(DATA SECTION):
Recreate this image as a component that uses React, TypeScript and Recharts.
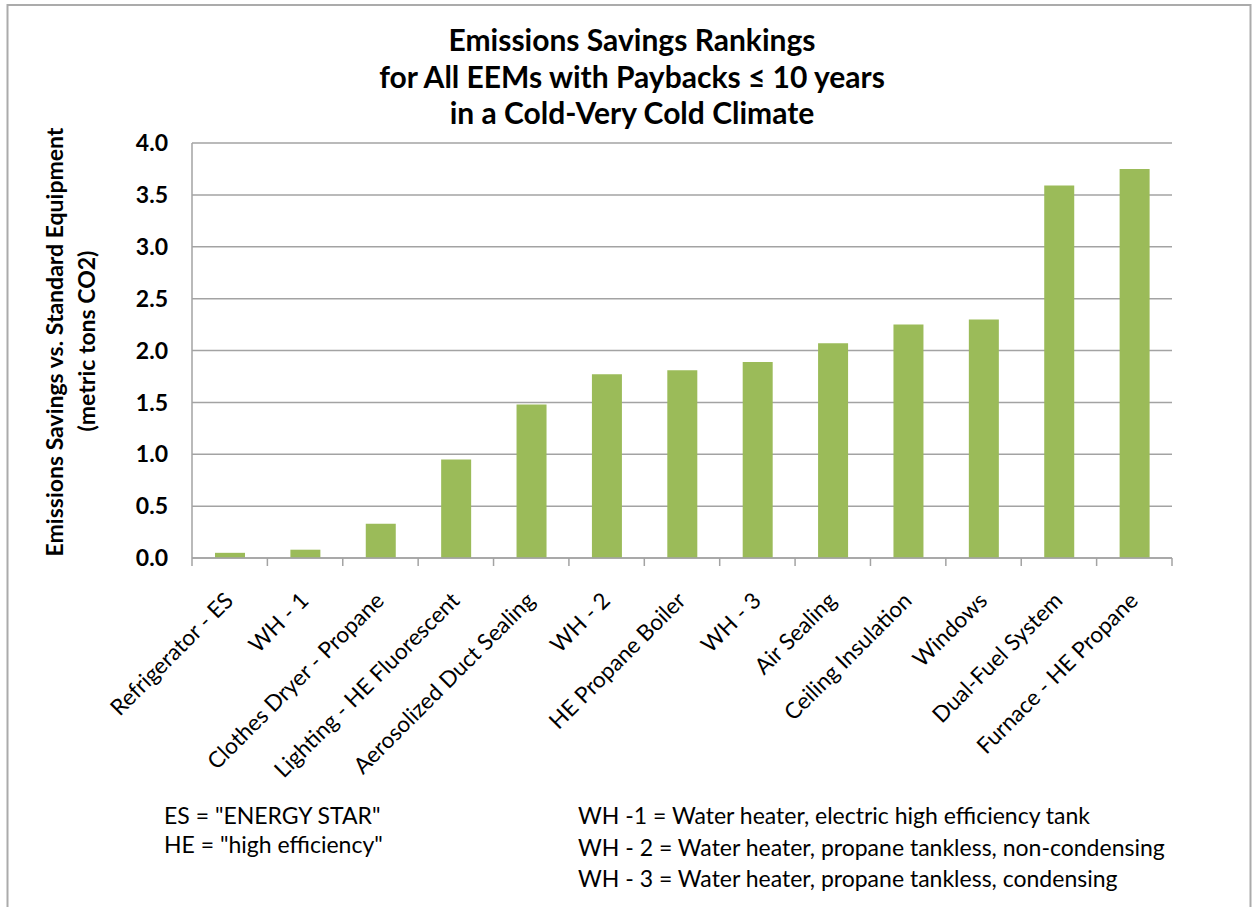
import React from 'react'
import { BarChart, Bar, XAxis, YAxis, CartesianGrid } from 'recharts'

const categories = [
  'Refrigerator - ES',
  'WH - 1',
  'Clothes Dryer - Propane',
  'Lighting - HE Fluorescent',
  'Aerosolized Duct Sealing',
  'WH - 2',
  'HE Propane Boiler',
  'WH - 3',
  'Air Sealing',
  'Ceiling Insulation',
  'Windows',
  'Dual-Fuel System',
  'Furnace - HE Propane',
]

// metric tons CO2 saved vs. standard equipment
const savings = [0.05, 0.08, 0.33, 0.95, 1.48, 1.77, 1.81, 1.89, 2.07, 2.25, 2.3, 3.59, 3.75]

const yTicks = [0, 0.5, 1, 1.5, 2, 2.5, 3, 3.5, 4]

const titleLines = [
  'Emissions Savings Rankings',
  'for All EEMs with Paybacks ≤ 10 years',
  'in a Cold-Very Cold Climate',
]

const yLabelLines = ['Emissions Savings vs. Standard Equipment', '(metric tons CO2)']

const notesLeft = ['ES = "ENERGY STAR"', 'HE = "high efficiency"']
const notesRight = [
  'WH -1 = Water heater, electric high efficiency tank',
  'WH - 2 = Water heater, propane tankless, non-condensing',
  'WH - 3 = Water heater, propane tankless, condensing',
]

const data = categories.map((name, i) => ({ name, value: savings[i] }))

const W = 1252
const H = 907
const FONT = 'Lato, "Open Sans", sans-serif'
const GREEN = '#9BBB59'
const GRID = '#a3a3a3'

const PLOT_LEFT = 192
const PLOT_RIGHT = 1172
const PLOT_TOP = 143
const PLOT_BOTTOM = 558
const Y_AXIS_W = 60
const X_AXIS_H = 150
const BAND = (PLOT_RIGHT - PLOT_LEFT) / categories.length

const CategoryTick = (props: any) => {
  const { x, payload, index } = props
  const half = BAND / 2
  const ax = x + 5
  const ay = PLOT_BOTTOM + 44
  return (
    <g>
      <line x1={x - half} x2={x - half} y1={PLOT_BOTTOM} y2={PLOT_BOTTOM + 8} stroke={GRID} strokeWidth={1.5} />
      {index === categories.length - 1 && (
        <line x1={x + half} x2={x + half} y1={PLOT_BOTTOM} y2={PLOT_BOTTOM + 8} stroke={GRID} strokeWidth={1.5} />
      )}
      <text
        x={ax}
        y={ay}
        transform={`rotate(-45, ${ax}, ${ay})`}
        textAnchor="end"
        fontFamily={FONT}
        fontSize={22.5}
        fill="#000"
      >
        {payload.value}
      </text>
    </g>
  )
}

export default function App() {
  return (
    <div style={{ position: 'absolute', left: 0, top: 0, width: W, height: H, background: '#fff', overflow: 'hidden' }}>
      <BarChart
        width={W}
        height={H}
        data={data}
        margin={{
          top: PLOT_TOP,
          right: W - PLOT_RIGHT,
          left: PLOT_LEFT - Y_AXIS_W,
          bottom: H - PLOT_BOTTOM - X_AXIS_H,
        }}
      >
        <CartesianGrid vertical={false} stroke={GRID} strokeWidth={1.5} />
        <XAxis
          dataKey="name"
          interval={0}
          height={X_AXIS_H}
          tickLine={false}
          axisLine={{ stroke: GRID, strokeWidth: 1.5 }}
          tick={<CategoryTick />}
        />
        <YAxis
          width={Y_AXIS_W}
          domain={[0, 4]}
          ticks={yTicks}
          interval={0}
          tickLine={false}
          tickSize={8}
          tickMargin={16}
          axisLine={{ stroke: GRID, strokeWidth: 1.5 }}
          tickFormatter={(v: number) => v.toFixed(1)}
          tick={{ fontFamily: FONT, fontSize: 23, fontWeight: 700, fill: '#000' }}
        />
        <Bar dataKey="value" fill={GREEN} barSize={30} isAnimationActive={false} />
      </BarChart>

      <svg width={W} height={H} style={{ position: 'absolute', left: 0, top: 0, pointerEvents: 'none' }}>
        <rect x={7.5} y={5} width={1243} height={H + 20} fill="none" stroke="#ababab" strokeWidth={2} />

        <g fontFamily={FONT} fontWeight={700} fontSize={30} textAnchor="middle" fill="#000">
          {titleLines.map((t, i) => (
            <text key={t} x={632} y={51 + i * 36.5}>
              {t}
            </text>
          ))}
        </g>

        <g fontFamily={FONT} fontWeight={700} fontSize={23} textAnchor="middle" fill="#000">
          <text x={63} y={342} transform="rotate(-90, 63, 342)">
            {yLabelLines[0]}
          </text>
          <text x={95} y={341} transform="rotate(-90, 95, 341)">
            {yLabelLines[1]}
          </text>
        </g>

        <g fontFamily={FONT} fontSize={23} fill="#000">
          {notesLeft.map((t, i) => (
            <text key={t} x={164} y={824 + i * 29}>
              {t}
            </text>
          ))}
          {notesRight.map((t, i) => (
            <text key={t} x={578} y={824 + i * 31.5}>
              {t}
            </text>
          ))}
        </g>
      </svg>
    </div>
  )
}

(WHAT YOU WILL DO): Leave the pictures out and reproduce exactly the lines from the top of the listing above through the line with "const yLabelLines = ['Emissions".

(PROBLEM SOLUTION):
Recreate this image as a component that uses React, TypeScript and Recharts.
import React from 'react'
import { BarChart, Bar, XAxis, YAxis, CartesianGrid } from 'recharts'

const categories = [
  'Refrigerator - ES',
  'WH - 1',
  'Clothes Dryer - Propane',
  'Lighting - HE Fluorescent',
  'Aerosolized Duct Sealing',
  'WH - 2',
  'HE Propane Boiler',
  'WH - 3',
  'Air Sealing',
  'Ceiling Insulation',
  'Windows',
  'Dual-Fuel System',
  'Furnace - HE Propane',
]

// metric tons CO2 saved vs. standard equipment
const savings = [0.05, 0.08, 0.33, 0.95, 1.48, 1.77, 1.81, 1.89, 2.07, 2.25, 2.3, 3.59, 3.75]

const yTicks = [0, 0.5, 1, 1.5, 2, 2.5, 3, 3.5, 4]

const titleLines = [
  'Emissions Savings Rankings',
  'for All EEMs with Paybacks ≤ 10 years',
  'in a Cold-Very Cold Climate',
]

const yLabelLines = ['Emissions Savings vs. Standard Equipment', '(metric tons CO2)']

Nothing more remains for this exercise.